Nathalie RICHEZ-SAULE

: CONSEILLER

ARRÊT : Contradictoire

prononcé par sa mise à disposition au greffe le 24 Novembre 2023,

les parties présentes en ayant été préalablement avisées dans les conditions prévues à l’article 450 du code de procédure civile, signé par Muriel LE BELLEC, conseiller et par Serge LAWECKI , greffier auquel la minute de la décision a été remise par le magistrat signataire.

ORDONNANCE DE CLÔTURE : rendue le 13 septembre 2023

EXPOSÉ DES FAITS

Mme [L] [S], née le 19 mai 1991, a été embauchée en qualité de chargée de mission éducation par l’association FACE Métropole Européenne de [Localité 4], qui emploie au moins onze salariés, par contrat de travail à durée déterminée du 10 septembre 2018 au 10 mars 2019, motivé par un accroissement d’activité.

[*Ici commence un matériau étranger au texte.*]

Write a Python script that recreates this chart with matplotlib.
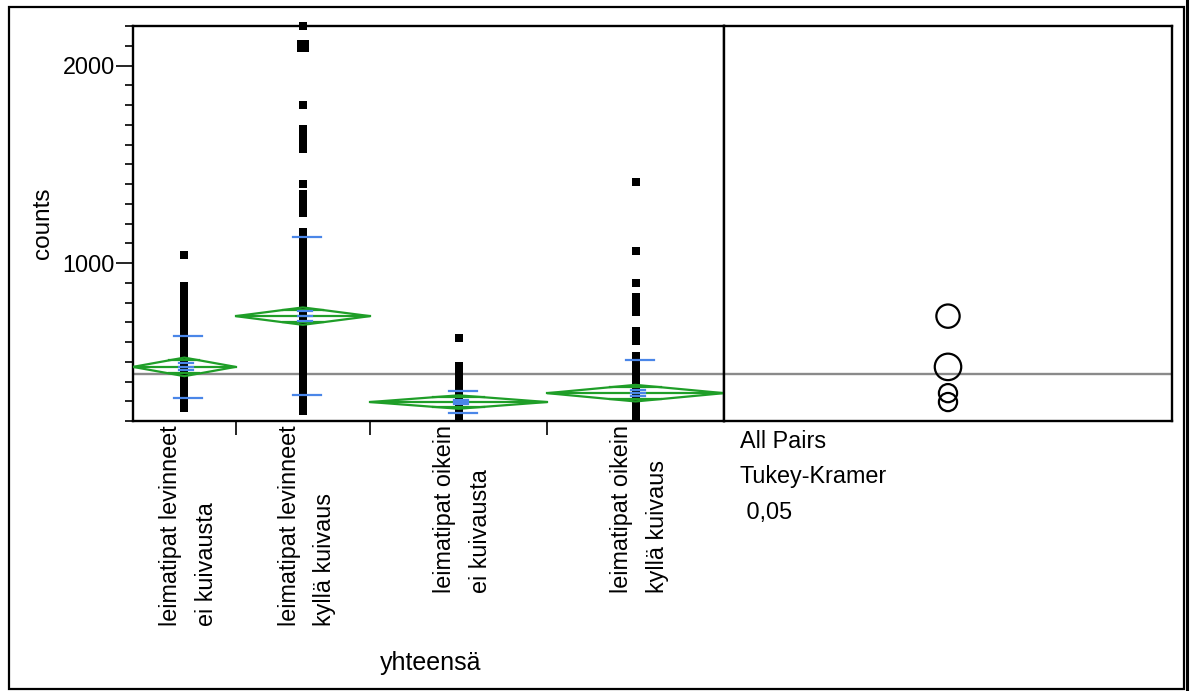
import numpy as np
import matplotlib
matplotlib.use("Agg")
import matplotlib.pyplot as plt
from matplotlib.patches import Polygon, Ellipse, Rectangle
from matplotlib.lines import Line2D
from matplotlib.ticker import MultipleLocator

plt.rcParams['font.family'] = ['Liberation Sans', 'DejaVu Sans']

# ---------------- data ----------------
categories = ["leimatipat levinneet\nei kuivausta",
              "leimatipat levinneet\nkyllä kuivaus",
              "leimatipat oikein\nei kuivausta",
              "leimatipat oikein\nkyllä kuivaus"]
group_n = [58, 76, 100, 100]          # widths of the category bands (sample size)

g1_counts = [1043, 885, 843, 825, 805, 785, 765, 748, 730, 712, 695, 680, 662, 648,
             630, 615, 600, 585, 570, 555, 540, 525, 510, 495, 480, 465, 450, 435,
             420, 405, 390, 375, 360, 345, 330, 315, 300, 285, 268]
g2_counts = [2200, 1799, 1680, 1660, 1640, 1615, 1595, 1575, 1398, 1350, 1320, 1283,
             1255, 1155, 1135, 1112, 1095, 1075, 1055, 1035, 1015, 978, 960, 940, 920,
             904, 885, 865, 845, 825, 805, 785, 765, 745, 716, 700, 685, 668, 650, 632,
             615, 598, 580, 562, 545, 528, 510, 492, 475, 458, 440, 422, 405, 388, 370,
             352, 335, 318, 300, 285, 268, 251]
g2_big_point = [2098]
g3_counts = [620, 479, 465, 450, 435, 420, 405, 390, 375, 360, 345, 330, 315, 300,
             285, 270, 255, 240, 228, 217]
g4_counts = [1410, 1063, 897, 826, 800, 775, 750, 657, 630, 606, 530, 488, 470, 455,
             440, 425, 410, 395, 380, 365, 350, 335, 320, 305, 290, 275, 260, 245, 225]
groups = [g1_counts, g2_counts, g3_counts, g4_counts]

means = [474, 731, 296, 341]
ci_half = [47, 44, 34, 42]          # means diamond half-height (95% CI)
std_devs = [157, 400, 56, 167]
std_errs = [18, 24, 10, 15]
circle_radius = [67, 59, 46, 46]    # comparison circle radii (data units)
grand_mean = 440

y_min, y_max = 200, 2200
y_major, y_minor = 1000, 100

# ---------------- layout ----------------
W, H = 1194, 691
DPI = 100
fig = plt.figure(figsize=(W / DPI, H / DPI), dpi=DPI)

left_px, mid_px, right_px = 133, 724, 1172
top_px, bot_px = 26, 421
FS = 16.8

def fx(px):
    return px / W

def fy(py):
    return 1 - py / H

ax = fig.add_axes([fx(left_px), fy(bot_px), fx(mid_px - left_px), (bot_px - top_px) / H])
ax2 = fig.add_axes([fx(mid_px), fy(bot_px), fx(right_px - mid_px), (bot_px - top_px) / H],
                   sharey=ax)

green = '#1f9e28'
blue = '#4a86e8'
gray = '#8a8a8a'

bounds = np.concatenate([[0], np.cumsum(group_n)])
centers = (bounds[:-1] + bounds[1:]) / 2
total = bounds[-1]
ax.set_xlim(0, total)
ax.set_ylim(y_min, y_max)

x_per_px = total / (mid_px - left_px)

# grand mean
ax.axhline(grand_mean, color=gray, lw=1.7, zorder=1)
ax2.axhline(grand_mean, color=gray, lw=1.7, zorder=1)

for i, vals in enumerate(groups):
    c = centers[i]
    lft, rgt = bounds[i], bounds[i + 1]
    m, ci = means[i], ci_half[i]
    # points
    ax.plot([c] * len(vals), vals, 's', ms=5.2, color='black', mec='black', mew=0,
            zorder=3, clip_on=False)
    # means diamond
    diamond = Polygon([[lft, m], [c, m + ci], [rgt, m], [c, m - ci]], closed=True,
                      fill=False, edgecolor=green, lw=1.6, zorder=4)
    ax.add_patch(diamond)
    ax.plot([lft, rgt], [m, m], color=green, lw=1.6, zorder=4)
    hw = (rgt - lft) / 2
    ov = ci / np.sqrt(2)
    ow = hw * (1 - 1 / np.sqrt(2))
    for s in (1, -1):
        ax.plot([c - ow, c + ow], [m + s * ov, m + s * ov], color=green, lw=1.6, zorder=4)
    # std dev lines
    sd_w = 28 * x_per_px
    for s in (1, -1):
        ax.plot([c - sd_w / 2 + 4 * x_per_px, c + sd_w / 2 + 4 * x_per_px],
                [m + s * std_devs[i]] * 2, color=blue, lw=1.6, zorder=5)
    # mean error bars
    se_w = 14 * x_per_px
    for s in (1, -1):
        ax.plot([c - se_w / 2 + 2 * x_per_px, c + se_w / 2 + 2 * x_per_px],
                [m + s * std_errs[i]] * 2, color=blue, lw=1.6, zorder=5)
    ax.plot([c - se_w / 2 + 2 * x_per_px, c + se_w / 2 + 2 * x_per_px], [m, m],
            color=blue, lw=1.6, zorder=5)

# big point in group 2
ax.plot([centers[1]], g2_big_point, 's', ms=8, color='black', mew=0, zorder=3)

# axes styling
for a in (ax, ax2):
    for sp in a.spines.values():
        sp.set_linewidth(1.7)
        sp.set_color('black')

ax.yaxis.set_major_locator(MultipleLocator(y_major))
ax.yaxis.set_minor_locator(MultipleLocator(y_minor))
ax.set_yticks([1000, 2000])
ax.tick_params(axis='y', which='major', length=12, width=1.2, labelsize=FS, pad=1)
ax.tick_params(axis='y', which='minor', length=6, width=1.2)
ax.set_xticks(bounds[1:-1])
ax.set_xticklabels([])
ax.tick_params(axis='x', which='major', length=10, width=1.2)
ax.tick_params(axis='x', which='minor', length=0)

ax2.tick_params(left=False, labelleft=False, bottom=False, labelbottom=False,
                which='both')
ax2.set_xlim(0, 1)

ax.set_ylabel('counts', fontsize=17.5, labelpad=6)

# category labels
for i, lab in enumerate(categories):
    ax.text(centers[i] + 4 * x_per_px, -0.01, lab, transform=ax.get_xaxis_transform(),
            rotation=90, va='top', ha='center', multialignment='left', fontsize=FS,
            linespacing=1.7)

fig.text(fx(431), fy(663), 'yhteensä', ha='center', va='center', fontsize=18)

# comparison circles
ypx_per_unit = (bot_px - top_px) / (y_max - y_min)
r_px_per_x = (right_px - mid_px)
for m, r in zip(means, circle_radius):
    e = Ellipse((0.5, m), width=2 * r * ypx_per_unit / r_px_per_x, height=2 * r,
                fill=False, edgecolor='black', lw=1.6, zorder=4)
    ax2.add_patch(e)

# right-side text
fig.text(fx(740), fy(441), 'All Pairs', ha='left', va='center', fontsize=FS)
fig.text(fx(740), fy(477), 'Tukey-Kramer', ha='left', va='center', fontsize=FS)
fig.text(fx(740), fy(513), ' 0,05', ha='left', va='center', fontsize=FS)

# outer frame
fig.patches.append(Rectangle((fx(9), fy(689)), fx(1184 - 9), (689 - 7) / H,
                             transform=fig.transFigure, fill=False, edgecolor='black',
                             lw=1.6))
fig.lines.append(Line2D([fx(1187), fx(1187)], [0, 1], transform=fig.transFigure,
                        color='black', lw=2.2))

fig.savefig('out.png', dpi=DPI)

Sa rémunération brute mensuelle était fixée à 1 800 euros.

Les documents de rupture ont été établis le 10 mars 2019.

Par requête reçue le 6 mai 2019, Mme [L] [S] a saisi le conseil de prud’hommes de Lille pour obtenir la requalification du contrat à durée déterminée en contrat de travail à durée indéterminée et diverses indemnités.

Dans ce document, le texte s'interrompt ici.